__WORK REQUIRED__: Your task is to write out only the lines running from the line with "Emit a web page" to the line with "var yTicks = [0, 2, 4, 6, 8, 10];", both ends kept, with no images.

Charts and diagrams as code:

........

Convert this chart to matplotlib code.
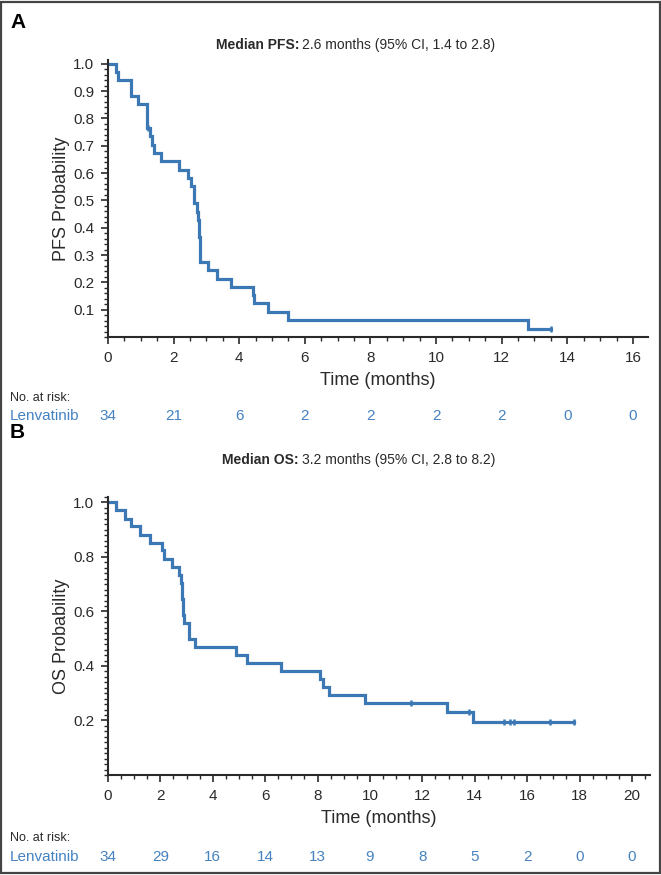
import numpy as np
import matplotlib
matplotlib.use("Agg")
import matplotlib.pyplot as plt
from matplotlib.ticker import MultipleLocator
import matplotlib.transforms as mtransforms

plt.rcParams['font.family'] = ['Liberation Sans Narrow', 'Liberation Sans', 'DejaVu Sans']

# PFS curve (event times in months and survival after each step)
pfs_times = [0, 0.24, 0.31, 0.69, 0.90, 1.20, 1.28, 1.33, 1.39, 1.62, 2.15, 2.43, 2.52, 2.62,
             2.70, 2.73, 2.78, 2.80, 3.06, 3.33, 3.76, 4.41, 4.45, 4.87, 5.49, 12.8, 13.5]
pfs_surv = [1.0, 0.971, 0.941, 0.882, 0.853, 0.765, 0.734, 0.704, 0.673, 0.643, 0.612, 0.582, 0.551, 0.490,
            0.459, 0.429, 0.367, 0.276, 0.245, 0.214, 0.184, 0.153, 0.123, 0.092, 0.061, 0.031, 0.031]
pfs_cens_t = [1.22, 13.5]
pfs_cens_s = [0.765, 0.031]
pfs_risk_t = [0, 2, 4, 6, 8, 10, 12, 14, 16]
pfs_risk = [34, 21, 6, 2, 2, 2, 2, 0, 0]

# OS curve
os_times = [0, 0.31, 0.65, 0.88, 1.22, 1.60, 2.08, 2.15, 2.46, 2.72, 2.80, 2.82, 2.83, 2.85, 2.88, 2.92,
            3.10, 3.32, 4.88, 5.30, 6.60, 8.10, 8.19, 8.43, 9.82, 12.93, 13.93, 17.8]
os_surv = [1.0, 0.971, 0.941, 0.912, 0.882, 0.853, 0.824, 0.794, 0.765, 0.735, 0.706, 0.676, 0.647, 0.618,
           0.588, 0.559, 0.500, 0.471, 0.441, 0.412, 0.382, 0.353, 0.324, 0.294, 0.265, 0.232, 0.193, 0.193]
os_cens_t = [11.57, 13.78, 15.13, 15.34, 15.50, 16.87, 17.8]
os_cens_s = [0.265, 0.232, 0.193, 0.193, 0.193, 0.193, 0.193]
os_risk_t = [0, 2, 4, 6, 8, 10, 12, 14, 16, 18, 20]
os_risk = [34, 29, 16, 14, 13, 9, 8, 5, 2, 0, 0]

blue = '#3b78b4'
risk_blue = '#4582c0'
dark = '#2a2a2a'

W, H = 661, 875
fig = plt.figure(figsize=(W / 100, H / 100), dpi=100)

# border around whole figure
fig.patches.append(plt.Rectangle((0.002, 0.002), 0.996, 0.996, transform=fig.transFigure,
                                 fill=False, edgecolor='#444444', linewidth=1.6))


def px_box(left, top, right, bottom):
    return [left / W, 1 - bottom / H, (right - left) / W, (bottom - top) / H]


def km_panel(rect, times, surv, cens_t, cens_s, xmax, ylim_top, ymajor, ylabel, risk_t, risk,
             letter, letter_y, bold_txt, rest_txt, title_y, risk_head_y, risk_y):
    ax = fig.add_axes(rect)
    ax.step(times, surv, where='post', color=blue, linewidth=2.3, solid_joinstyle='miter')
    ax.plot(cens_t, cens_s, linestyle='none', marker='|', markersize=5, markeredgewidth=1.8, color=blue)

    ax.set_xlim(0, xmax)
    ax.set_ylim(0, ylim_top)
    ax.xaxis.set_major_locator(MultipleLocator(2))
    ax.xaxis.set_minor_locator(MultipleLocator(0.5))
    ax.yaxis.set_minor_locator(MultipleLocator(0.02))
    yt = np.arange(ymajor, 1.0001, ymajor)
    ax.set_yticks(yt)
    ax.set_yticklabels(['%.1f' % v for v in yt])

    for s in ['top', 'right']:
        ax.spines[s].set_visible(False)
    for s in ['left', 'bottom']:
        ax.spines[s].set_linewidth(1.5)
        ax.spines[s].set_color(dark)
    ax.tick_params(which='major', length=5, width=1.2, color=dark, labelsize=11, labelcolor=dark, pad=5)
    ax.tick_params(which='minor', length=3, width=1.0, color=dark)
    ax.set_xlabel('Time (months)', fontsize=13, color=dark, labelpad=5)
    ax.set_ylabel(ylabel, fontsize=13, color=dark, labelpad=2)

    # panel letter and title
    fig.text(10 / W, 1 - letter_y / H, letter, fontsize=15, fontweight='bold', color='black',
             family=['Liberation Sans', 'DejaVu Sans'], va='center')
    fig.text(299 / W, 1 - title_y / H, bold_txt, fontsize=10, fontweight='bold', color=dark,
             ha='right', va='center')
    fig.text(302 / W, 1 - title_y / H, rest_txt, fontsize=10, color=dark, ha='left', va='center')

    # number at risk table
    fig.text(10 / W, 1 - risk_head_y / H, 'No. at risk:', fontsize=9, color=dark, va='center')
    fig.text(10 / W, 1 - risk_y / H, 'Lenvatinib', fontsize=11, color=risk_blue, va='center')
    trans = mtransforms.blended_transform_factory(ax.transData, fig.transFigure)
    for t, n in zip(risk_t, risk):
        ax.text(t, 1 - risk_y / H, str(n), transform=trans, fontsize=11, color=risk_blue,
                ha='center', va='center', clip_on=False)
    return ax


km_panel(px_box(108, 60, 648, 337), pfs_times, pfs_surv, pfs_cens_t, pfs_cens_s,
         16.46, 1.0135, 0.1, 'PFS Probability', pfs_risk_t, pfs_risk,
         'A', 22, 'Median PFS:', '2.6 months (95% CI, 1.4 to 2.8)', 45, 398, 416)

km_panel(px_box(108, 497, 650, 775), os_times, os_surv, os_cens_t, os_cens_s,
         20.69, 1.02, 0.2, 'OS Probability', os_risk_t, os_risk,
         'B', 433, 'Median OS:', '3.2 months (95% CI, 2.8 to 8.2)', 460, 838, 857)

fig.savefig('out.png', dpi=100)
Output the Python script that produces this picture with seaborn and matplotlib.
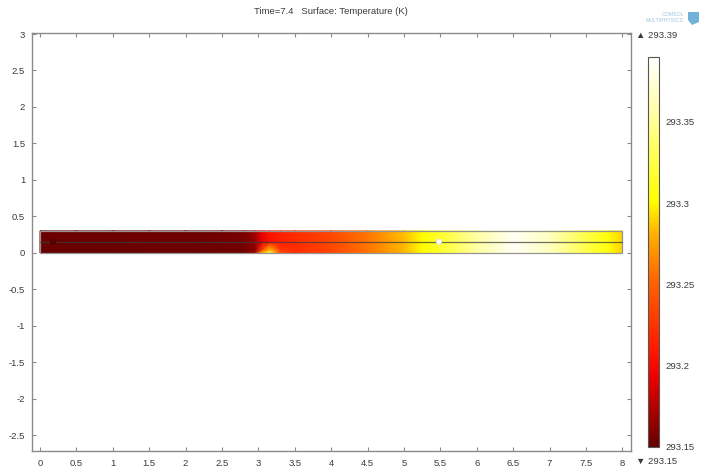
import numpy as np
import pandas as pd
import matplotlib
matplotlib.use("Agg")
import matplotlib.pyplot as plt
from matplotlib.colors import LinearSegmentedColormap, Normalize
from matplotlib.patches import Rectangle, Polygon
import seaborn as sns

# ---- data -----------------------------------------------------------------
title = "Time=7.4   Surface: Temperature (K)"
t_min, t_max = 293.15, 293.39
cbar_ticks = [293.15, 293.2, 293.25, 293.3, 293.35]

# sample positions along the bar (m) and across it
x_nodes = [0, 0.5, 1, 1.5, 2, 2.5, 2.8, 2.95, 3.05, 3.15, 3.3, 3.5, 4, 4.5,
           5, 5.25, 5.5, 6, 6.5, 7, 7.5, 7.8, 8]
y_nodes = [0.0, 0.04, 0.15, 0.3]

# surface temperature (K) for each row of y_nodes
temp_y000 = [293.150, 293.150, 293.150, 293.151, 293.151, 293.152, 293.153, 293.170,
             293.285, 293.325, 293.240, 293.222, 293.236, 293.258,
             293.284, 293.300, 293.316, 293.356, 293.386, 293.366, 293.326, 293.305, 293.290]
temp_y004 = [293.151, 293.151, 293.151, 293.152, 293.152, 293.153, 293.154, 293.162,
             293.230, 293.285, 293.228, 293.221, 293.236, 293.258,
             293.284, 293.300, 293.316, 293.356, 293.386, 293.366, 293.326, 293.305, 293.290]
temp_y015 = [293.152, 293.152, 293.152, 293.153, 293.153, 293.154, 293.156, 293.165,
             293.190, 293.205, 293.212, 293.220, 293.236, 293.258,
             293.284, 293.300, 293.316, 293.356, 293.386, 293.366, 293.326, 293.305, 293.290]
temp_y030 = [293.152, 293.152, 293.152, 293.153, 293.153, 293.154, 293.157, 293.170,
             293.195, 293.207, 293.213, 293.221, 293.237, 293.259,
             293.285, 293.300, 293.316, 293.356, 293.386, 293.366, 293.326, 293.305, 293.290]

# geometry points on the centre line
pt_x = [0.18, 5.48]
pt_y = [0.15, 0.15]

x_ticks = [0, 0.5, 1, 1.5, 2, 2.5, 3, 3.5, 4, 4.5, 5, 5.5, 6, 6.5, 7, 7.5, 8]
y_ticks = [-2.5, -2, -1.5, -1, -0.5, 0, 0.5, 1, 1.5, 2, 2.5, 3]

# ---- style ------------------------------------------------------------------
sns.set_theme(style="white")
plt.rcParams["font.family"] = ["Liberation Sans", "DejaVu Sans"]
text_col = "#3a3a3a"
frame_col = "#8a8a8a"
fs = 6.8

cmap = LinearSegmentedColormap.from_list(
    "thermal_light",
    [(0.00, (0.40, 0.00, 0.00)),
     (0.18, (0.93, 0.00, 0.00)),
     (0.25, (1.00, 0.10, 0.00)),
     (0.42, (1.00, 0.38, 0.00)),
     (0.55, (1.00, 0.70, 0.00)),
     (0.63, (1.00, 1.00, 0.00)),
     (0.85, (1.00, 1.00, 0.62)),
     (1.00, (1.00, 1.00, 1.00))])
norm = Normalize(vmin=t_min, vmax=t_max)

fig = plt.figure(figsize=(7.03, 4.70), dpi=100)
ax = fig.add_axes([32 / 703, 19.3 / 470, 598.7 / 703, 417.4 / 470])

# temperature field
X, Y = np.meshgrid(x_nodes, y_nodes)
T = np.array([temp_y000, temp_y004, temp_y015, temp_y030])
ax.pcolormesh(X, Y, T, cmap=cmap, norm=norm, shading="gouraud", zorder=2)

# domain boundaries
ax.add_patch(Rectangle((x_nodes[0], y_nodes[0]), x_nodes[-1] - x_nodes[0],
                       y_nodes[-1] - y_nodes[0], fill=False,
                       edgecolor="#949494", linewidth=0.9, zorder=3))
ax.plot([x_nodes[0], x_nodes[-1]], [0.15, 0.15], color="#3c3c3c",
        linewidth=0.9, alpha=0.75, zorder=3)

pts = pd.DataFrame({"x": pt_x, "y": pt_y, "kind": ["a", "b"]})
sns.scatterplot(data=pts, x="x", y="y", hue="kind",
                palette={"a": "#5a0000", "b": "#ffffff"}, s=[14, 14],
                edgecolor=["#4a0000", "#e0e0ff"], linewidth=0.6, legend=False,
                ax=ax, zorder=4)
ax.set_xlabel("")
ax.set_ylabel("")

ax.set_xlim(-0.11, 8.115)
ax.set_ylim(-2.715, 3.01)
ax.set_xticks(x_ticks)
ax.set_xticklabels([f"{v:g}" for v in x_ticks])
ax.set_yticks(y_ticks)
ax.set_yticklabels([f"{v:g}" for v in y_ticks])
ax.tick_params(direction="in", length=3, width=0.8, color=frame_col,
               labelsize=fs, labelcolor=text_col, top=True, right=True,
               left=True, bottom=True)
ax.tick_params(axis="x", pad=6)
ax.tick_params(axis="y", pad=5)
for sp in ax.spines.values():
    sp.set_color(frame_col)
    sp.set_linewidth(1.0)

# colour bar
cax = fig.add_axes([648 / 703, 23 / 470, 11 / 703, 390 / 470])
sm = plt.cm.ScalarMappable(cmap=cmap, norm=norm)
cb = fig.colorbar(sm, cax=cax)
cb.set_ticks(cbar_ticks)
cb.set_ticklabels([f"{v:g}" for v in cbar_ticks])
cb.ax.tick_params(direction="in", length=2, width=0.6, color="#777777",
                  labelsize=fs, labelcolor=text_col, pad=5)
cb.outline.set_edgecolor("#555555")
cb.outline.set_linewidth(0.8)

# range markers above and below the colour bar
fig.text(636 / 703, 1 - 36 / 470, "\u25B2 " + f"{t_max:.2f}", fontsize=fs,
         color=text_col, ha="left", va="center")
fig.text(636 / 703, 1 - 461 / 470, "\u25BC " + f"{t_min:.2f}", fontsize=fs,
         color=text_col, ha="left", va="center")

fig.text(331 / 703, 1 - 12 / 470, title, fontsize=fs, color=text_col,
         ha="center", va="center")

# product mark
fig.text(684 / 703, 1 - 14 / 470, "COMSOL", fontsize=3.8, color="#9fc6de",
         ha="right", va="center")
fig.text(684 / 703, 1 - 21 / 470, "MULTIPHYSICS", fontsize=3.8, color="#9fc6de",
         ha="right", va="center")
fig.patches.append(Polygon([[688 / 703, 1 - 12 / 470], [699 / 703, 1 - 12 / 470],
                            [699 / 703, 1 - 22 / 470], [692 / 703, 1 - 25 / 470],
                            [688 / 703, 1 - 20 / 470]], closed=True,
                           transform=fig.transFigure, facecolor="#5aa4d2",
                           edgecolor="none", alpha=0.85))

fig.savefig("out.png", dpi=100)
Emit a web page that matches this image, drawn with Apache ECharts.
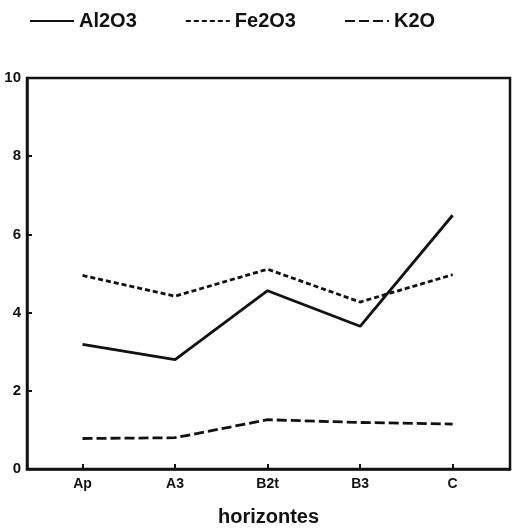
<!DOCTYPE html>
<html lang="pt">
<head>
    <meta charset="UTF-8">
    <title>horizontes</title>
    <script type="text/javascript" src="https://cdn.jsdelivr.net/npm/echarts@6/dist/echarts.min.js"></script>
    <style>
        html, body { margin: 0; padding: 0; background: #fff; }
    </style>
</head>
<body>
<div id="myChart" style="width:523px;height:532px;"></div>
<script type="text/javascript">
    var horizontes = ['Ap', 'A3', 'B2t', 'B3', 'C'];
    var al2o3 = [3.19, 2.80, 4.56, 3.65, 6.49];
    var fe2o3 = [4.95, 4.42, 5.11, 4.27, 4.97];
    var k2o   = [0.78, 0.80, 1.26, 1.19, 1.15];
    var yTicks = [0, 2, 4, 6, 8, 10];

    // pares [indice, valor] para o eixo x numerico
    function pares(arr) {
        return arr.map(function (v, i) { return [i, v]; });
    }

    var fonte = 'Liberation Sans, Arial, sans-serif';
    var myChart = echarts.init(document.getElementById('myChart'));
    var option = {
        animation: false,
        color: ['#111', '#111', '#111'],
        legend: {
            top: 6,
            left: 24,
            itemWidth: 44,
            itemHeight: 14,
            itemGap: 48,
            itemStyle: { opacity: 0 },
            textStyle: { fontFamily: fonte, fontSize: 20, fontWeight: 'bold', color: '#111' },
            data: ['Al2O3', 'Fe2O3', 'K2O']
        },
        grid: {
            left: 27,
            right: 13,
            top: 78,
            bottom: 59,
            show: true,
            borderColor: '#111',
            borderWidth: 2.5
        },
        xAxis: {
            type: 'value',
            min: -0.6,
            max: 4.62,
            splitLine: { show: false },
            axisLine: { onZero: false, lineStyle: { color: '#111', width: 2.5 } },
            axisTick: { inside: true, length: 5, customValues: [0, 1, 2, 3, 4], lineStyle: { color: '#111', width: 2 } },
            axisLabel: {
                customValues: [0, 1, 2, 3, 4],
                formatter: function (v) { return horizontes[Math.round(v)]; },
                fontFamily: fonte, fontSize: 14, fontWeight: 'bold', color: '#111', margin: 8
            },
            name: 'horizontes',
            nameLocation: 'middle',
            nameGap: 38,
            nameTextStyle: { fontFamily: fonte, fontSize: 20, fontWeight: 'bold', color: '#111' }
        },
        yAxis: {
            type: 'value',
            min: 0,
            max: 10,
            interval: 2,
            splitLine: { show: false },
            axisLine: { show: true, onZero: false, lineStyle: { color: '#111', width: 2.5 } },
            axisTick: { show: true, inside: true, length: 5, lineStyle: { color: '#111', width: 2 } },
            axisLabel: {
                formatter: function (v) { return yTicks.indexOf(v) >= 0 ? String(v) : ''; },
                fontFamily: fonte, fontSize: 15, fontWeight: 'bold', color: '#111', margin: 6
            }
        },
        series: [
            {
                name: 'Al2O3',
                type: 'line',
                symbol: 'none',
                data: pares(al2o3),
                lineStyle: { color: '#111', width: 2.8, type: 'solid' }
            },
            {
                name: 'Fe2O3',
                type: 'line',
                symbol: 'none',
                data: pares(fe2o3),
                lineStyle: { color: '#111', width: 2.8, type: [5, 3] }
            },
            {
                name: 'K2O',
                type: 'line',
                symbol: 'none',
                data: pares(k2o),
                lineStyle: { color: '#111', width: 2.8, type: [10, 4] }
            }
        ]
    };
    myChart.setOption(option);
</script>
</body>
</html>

........

__WORKED SOLUTION__:
Emit a web page that matches this image, drawn with Apache ECharts.
<!DOCTYPE html>
<html lang="pt">
<head>
    <meta charset="UTF-8">
    <title>horizontes</title>
    <script type="text/javascript" src="https://cdn.jsdelivr.net/npm/echarts@6/dist/echarts.min.js"></script>
    <style>
        html, body { margin: 0; padding: 0; background: #fff; }
    </style>
</head>
<body>
<div id="myChart" style="width:523px;height:532px;"></div>
<script type="text/javascript">
    var horizontes = ['Ap', 'A3', 'B2t', 'B3', 'C'];
    var al2o3 = [3.19, 2.80, 4.56, 3.65, 6.49];
    var fe2o3 = [4.95, 4.42, 5.11, 4.27, 4.97];
    var k2o   = [0.78, 0.80, 1.26, 1.19, 1.15];
    var yTicks = [0, 2, 4, 6, 8, 10];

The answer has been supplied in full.